Regardless of the quantification of subsurface characteristics, warning signs can offer indicators to cope with emergency circumstances. Elastic waves and low-frequency infrasonic signals can provide warning indications when internal mechanisms (such as soil moisture, deformation, matric suction, and effective stresses) change. However, implementing such a strategy is rather difficult. Other warning systems, such as differential capacitors, triboelectric force and bend sensors (TTEFBS), and chemiluminescence-based approaches are currently under development.

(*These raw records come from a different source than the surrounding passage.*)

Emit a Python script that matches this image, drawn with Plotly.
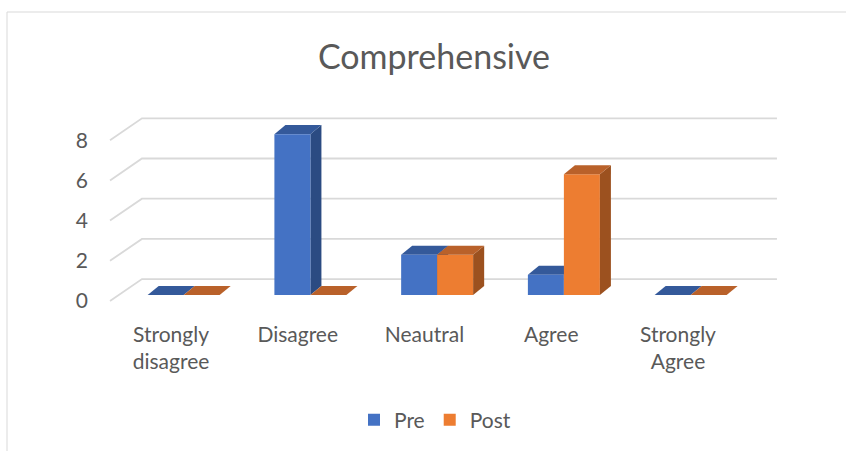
import plotly.graph_objects as go

# ---- data ----
categories = ["Strongly<br>disagree", "Disagree", "Neautral", "Agree", "Strongly<br>Agree"]
pre = [0, 8, 2, 1, 0]
post = [0, 0, 2, 6, 0]
y_ticks = [0, 2, 4, 6, 8]

# ---- 3D-look geometry (data units) ----
BAR_W = 0.284      # width of one bar
SHIFT_X = 0.1      # bars sit slightly right of the label (depth)
LIFT = 0.3         # bar base lifted (depth)
DEPTH_X = 0.087    # bar depth, horizontal
DEPTH_Y = 0.45     # bar depth, vertical
WALL_DX = 0.252    # wall depth
WALL_DY = 1.09
WALL_L = -0.229
WALL_R = 4.781

FONT = "Lato"
GREY = "#595959"

# name, values, side, front, top, side-face colour, shape layer for faces
series = [
    ("Pre", pre, -1, "#4472C4", "#34599A", "#2B4B82", "below"),
    ("Post", post, 1, "#ED7D31", "#B9612A", "#9C511F", "above"),
]

fig = go.Figure()
shapes = []

# back-wall gridlines with diagonal floor ends
for v in y_ticks:
    path = (f"M{WALL_L - WALL_DX},{v} L{WALL_L},{v + WALL_DY} L{WALL_R},{v + WALL_DY}")
    shapes.append(dict(type="path", xref="x", yref="y", path=path,
                       line=dict(color="#d9d9d9", width=1.8), layer="below"))


def poly(pts):
    return "M" + " L".join(f"{x},{y}" for x, y in pts) + " Z"


for name, vals, side, front, top, dark, layer in series:
    xs = [i + SHIFT_X + side * BAR_W / 2 for i in range(len(vals))]
    for xc, v in zip(xs, vals):
        xl, xr = xc - BAR_W / 2, xc + BAR_W / 2
        yt = LIFT + v
        side_pts = [(xr, LIFT), (xr, yt), (xr + DEPTH_X, yt + DEPTH_Y), (xr + DEPTH_X, LIFT + DEPTH_Y)]
        top_pts = [(xl, yt), (xr, yt), (xr + DEPTH_X, yt + DEPTH_Y), (xl + DEPTH_X, yt + DEPTH_Y)]
        shapes.append(dict(type="path", xref="x", yref="y", path=poly(side_pts),
                           fillcolor=dark, line=dict(width=0), layer=layer))
        shapes.append(dict(type="path", xref="x", yref="y", path=poly(top_pts),
                           fillcolor=top, line=dict(width=0), layer=layer))
    fig.add_trace(go.Bar(x=xs, y=vals, base=LIFT, width=BAR_W, name=name,
                         marker=dict(color=front, line=dict(width=0))))

L, R, T, B = 100, 56, 100, 141
W, H = 846, 451
pw, ph = W - L - R, H - T - B


def px_to_paper_x(p):
    return (p - L) / pw


def px_to_paper_y(p):
    return (H - B - p) / ph


shapes.append(dict(type="rect", xref="paper", yref="paper",
                   x0=px_to_paper_x(7), x1=px_to_paper_x(850),
                   y0=px_to_paper_y(460), y1=px_to_paper_y(12),
                   line=dict(color="#d9d9d9", width=1), fillcolor="rgba(0,0,0,0)", layer="below"))

fig.update_layout(
    width=W, height=H,
    margin=dict(l=L, r=R, t=T, b=B),
    paper_bgcolor="white", plot_bgcolor="white",
    font=dict(family=FONT, color=GREY, size=21),
    title=dict(text="Comprehensive", x=434 / W, xanchor="center",
               y=1 - 57 / H, yanchor="middle", yref="container",
               font=dict(size=34, color=GREY, family=FONT)),
    barmode="overlay",
    showlegend=True,
    shapes=shapes,
    legend=dict(orientation="h", x=435 / W, xanchor="center", xref="container",
                y=1 - 420 / H, yanchor="middle", yref="container",
                font=dict(size=21, color=GREY), traceorder="normal"),
    xaxis=dict(range=[-0.56, 4.884], tickvals=list(range(len(categories))), ticktext=categories,
               showgrid=False, zeroline=False, showline=False, ticks="",
               ticklabelstandoff=10, tickfont=dict(size=21, color=GREY)),
    yaxis=dict(range=[-0.448, 10.0], tickvals=y_ticks, showgrid=False, zeroline=False,
               showline=False, ticks="", ticklabelstandoff=11,
               tickfont=dict(size=21, color=GREY)),
)

fig.write_html("out.html")
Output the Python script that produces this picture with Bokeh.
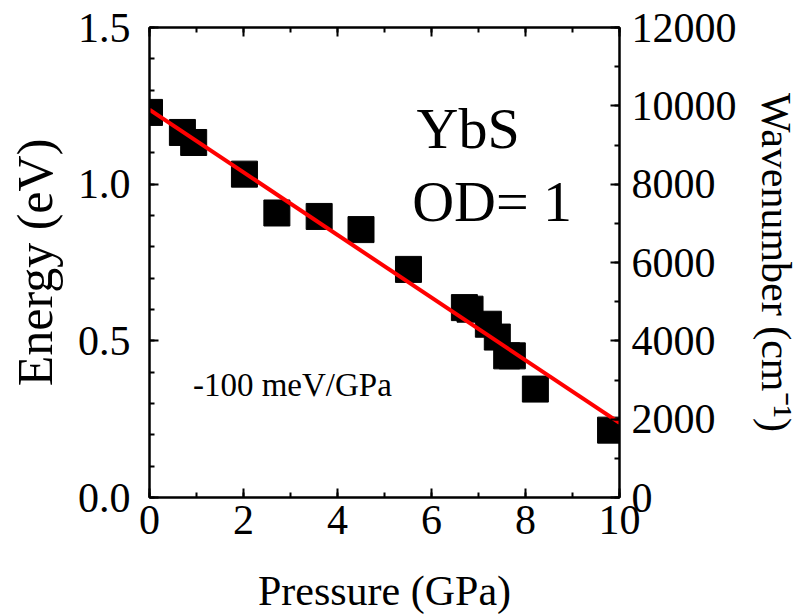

Data may be obtained manually; however, critical events may be missed. Natural disasters can cause damage to wire- or cable-based systems. Wireless networks can address the aforementioned limitations by linking several sensors for broad monitoring areas. However, WSNs are limited by power consumption issues, communications issues, and data loss and size issues. For power consumption issues, building a sleep threshold, reducing the number of sensors, and using rechargeable techniques can overcome this dilemma. Regarding communication issues, the communication distance between sensor nodes can affect the precision and the response time for the transmitted data. Available techniques can provide an inter-distance between 90 and 300 m, while the magnetic induction communication transceiver can be buried up to 5.28 m into the ground. Missing data can be obtained using a variety of mathematical methods. Laboratory-scale testing provides an appropriate approach to understanding the mechanism of landslides in a safe and low-cost setting. Prior to the field installation of the monitoring system, a thorough site study is needed. The monitoring system is placed under four conditions: random, matrix, vulnerable, or hybrid. The vulnerable placement allows for reasonable monitoring where the monitoring points are placed in critical locations.